>> BEGIN

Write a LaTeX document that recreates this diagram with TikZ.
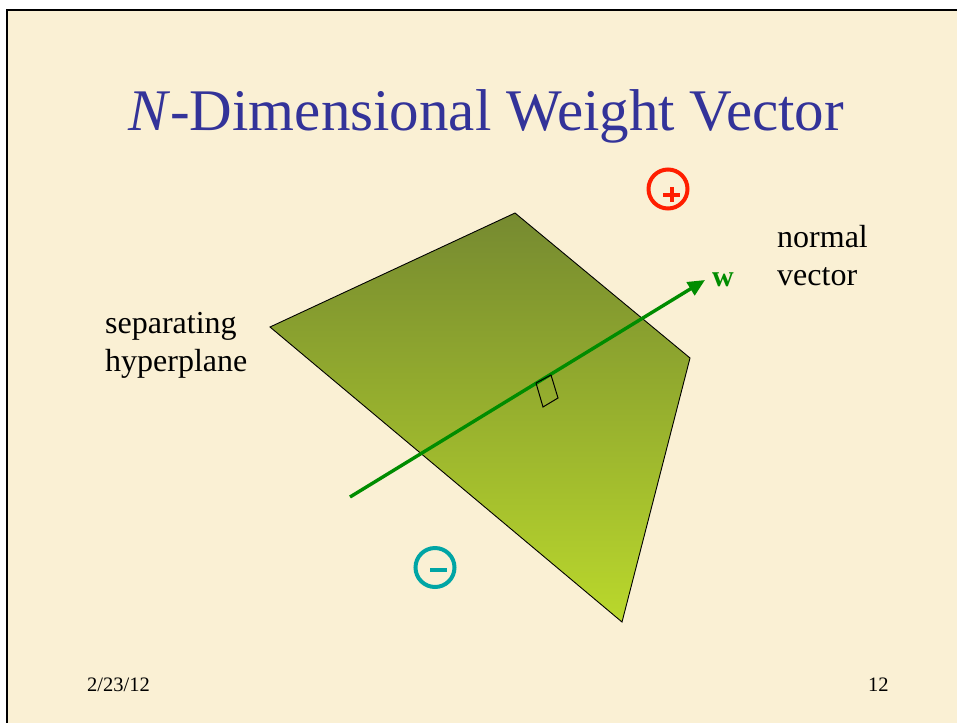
\documentclass[tikz,border=0pt]{standalone}
\usepackage{fontspec}
\setmainfont{Liberation Serif}
\usetikzlibrary{arrows.meta}
\definecolor{cream}{RGB}{250,240,212}
\definecolor{titleblue}{RGB}{51,51,153}
\definecolor{planetop}{RGB}{118,138,48}
\definecolor{planebot}{RGB}{186,216,44}
\definecolor{vecgreen}{RGB}{0,140,0}
\definecolor{plusred}{RGB}{255,30,0}
\definecolor{minusteal}{RGB}{0,165,165}
\tikzset{
  lbl/.style={anchor=base west,inner sep=0pt,font=\fontsize{32}{38}\selectfont,align=left},
  foot/.style={anchor=base west,inner sep=0pt,font=\fontsize{20.5}{22}\selectfont},
  signcircle/.style={circle,draw,line width=4pt,minimum size=39pt,inner sep=0pt},
}
\begin{document}
\begin{tikzpicture}[x=1pt,y=-1pt]
\useasboundingbox (0,0) rectangle (957,723);
\fill[white] (0,0) rectangle (957,723);
\fill[cream] (7,10) rectangle (957,723);
\draw[line width=2.5pt] (957,10) -- (7,10) -- (7,723);
% title
\node[anchor=base,inner sep=0pt,text=titleblue,font=\fontsize{59}{62}\selectfont] (title) at (486,130) {\textit{N}-Dimensional Weight Vector};
% plane
\coordinate (pa) at (270,327);
\coordinate (pb) at (515,213);
\coordinate (pc) at (690,358);
\coordinate (pd) at (622,622);
\shade[top color=planetop,bottom color=planebot] (pa) -- (pb) -- (pc) -- (pd) -- cycle;
\draw[line width=0.9pt,line join=miter] (pa) -- (pb) -- (pc) -- (pd) -- cycle;
% normal vector
\coordinate (ws) at (350,497);
\coordinate (we) at (705,280);
\draw[vecgreen,line width=3.4pt,-{Triangle[length=17pt,width=15pt]}] (ws) -- (we);
% right angle mark
\coordinate (r1) at (536,383);
\coordinate (r2) at (551,375);
\coordinate (r3) at (558,398);
\coordinate (r4) at (543,407);
\draw[line width=1pt] (r1) -- (r4) -- (r3) -- (r2);
\draw[line width=1pt] (r1) -- (r2);
% labels
\node[lbl] (sep) at (105,371) {separating\\hyperplane};
\node[lbl] (norm) at (777,285) {normal\\vector};
\node[anchor=base west,inner sep=0pt,text=vecgreen,font=\fontsize{30}{30}\selectfont\bfseries] (w) at (712,286) {w};
% plus / minus
\node[signcircle,draw=plusred] (plus) at (668,189) {};
\draw[plusred,line width=4pt] ([xshift=-5pt,yshift=-5.5pt]plus.center) -- ([xshift=12pt,yshift=-5.5pt]plus.center);
\draw[plusred,line width=4pt] ([xshift=3.5pt,yshift=2pt]plus.center) -- ([xshift=3.5pt,yshift=-13pt]plus.center);
\node[signcircle,draw=minusteal] (minus) at (435,567.5) {};
\draw[minusteal,line width=4pt] ([xshift=-5pt,yshift=-2.5pt]minus.center) -- ([xshift=12pt,yshift=-2.5pt]minus.center);
% footer
\node[foot] (date) at (87,691) {2/23/12};
\node[foot] (page) at (868,691) {12};
\end{tikzpicture}
\end{document}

>> END

▶ **PROBLEM TO SOLVE**: Reproduce the material word for word, minus the images.

▶ **COMPLETE ANSWER**:
Write a LaTeX document that recreates this diagram with TikZ.
\documentclass[tikz,border=0pt]{standalone}
\usepackage{fontspec}
\setmainfont{Liberation Serif}
\usetikzlibrary{arrows.meta}
\definecolor{cream}{RGB}{250,240,212}
\definecolor{titleblue}{RGB}{51,51,153}
\definecolor{planetop}{RGB}{118,138,48}
\definecolor{planebot}{RGB}{186,216,44}
\definecolor{vecgreen}{RGB}{0,140,0}
\definecolor{plusred}{RGB}{255,30,0}
\definecolor{minusteal}{RGB}{0,165,165}
\tikzset{
  lbl/.style={anchor=base west,inner sep=0pt,font=\fontsize{32}{38}\selectfont,align=left},
  foot/.style={anchor=base west,inner sep=0pt,font=\fontsize{20.5}{22}\selectfont},
  signcircle/.style={circle,draw,line width=4pt,minimum size=39pt,inner sep=0pt},
}
\begin{document}
\begin{tikzpicture}[x=1pt,y=-1pt]
\useasboundingbox (0,0) rectangle (957,723);
\fill[white] (0,0) rectangle (957,723);
\fill[cream] (7,10) rectangle (957,723);
\draw[line width=2.5pt] (957,10) -- (7,10) -- (7,723);
% title
\node[anchor=base,inner sep=0pt,text=titleblue,font=\fontsize{59}{62}\selectfont] (title) at (486,130) {\textit{N}-Dimensional Weight Vector};
% plane
\coordinate (pa) at (270,327);
\coordinate (pb) at (515,213);
\coordinate (pc) at (690,358);
\coordinate (pd) at (622,622);
\shade[top color=planetop,bottom color=planebot] (pa) -- (pb) -- (pc) -- (pd) -- cycle;
\draw[line width=0.9pt,line join=miter] (pa) -- (pb) -- (pc) -- (pd) -- cycle;
% normal vector
\coordinate (ws) at (350,497);
\coordinate (we) at (705,280);
\draw[vecgreen,line width=3.4pt,-{Triangle[length=17pt,width=15pt]}] (ws) -- (we);
% right angle mark
\coordinate (r1) at (536,383);
\coordinate (r2) at (551,375);
\coordinate (r3) at (558,398);
\coordinate (r4) at (543,407);
\draw[line width=1pt] (r1) -- (r4) -- (r3) -- (r2);
\draw[line width=1pt] (r1) -- (r2);
% labels
\node[lbl] (sep) at (105,371) {separating\\hyperplane};
\node[lbl] (norm) at (777,285) {normal\\vector};
\node[anchor=base west,inner sep=0pt,text=vecgreen,font=\fontsize{30}{30}\selectfont\bfseries] (w) at (712,286) {w};
% plus / minus
\node[signcircle,draw=plusred] (plus) at (668,189) {};
\draw[plusred,line width=4pt] ([xshift=-5pt,yshift=-5.5pt]plus.center) -- ([xshift=12pt,yshift=-5.5pt]plus.center);
\draw[plusred,line width=4pt] ([xshift=3.5pt,yshift=2pt]plus.center) -- ([xshift=3.5pt,yshift=-13pt]plus.center);
\node[signcircle,draw=minusteal] (minus) at (435,567.5) {};
\draw[minusteal,line width=4pt] ([xshift=-5pt,yshift=-2.5pt]minus.center) -- ([xshift=12pt,yshift=-2.5pt]minus.center);
% footer
\node[foot] (date) at (87,691) {2/23/12};
\node[foot] (page) at (868,691) {12};
\end{tikzpicture}
\end{document}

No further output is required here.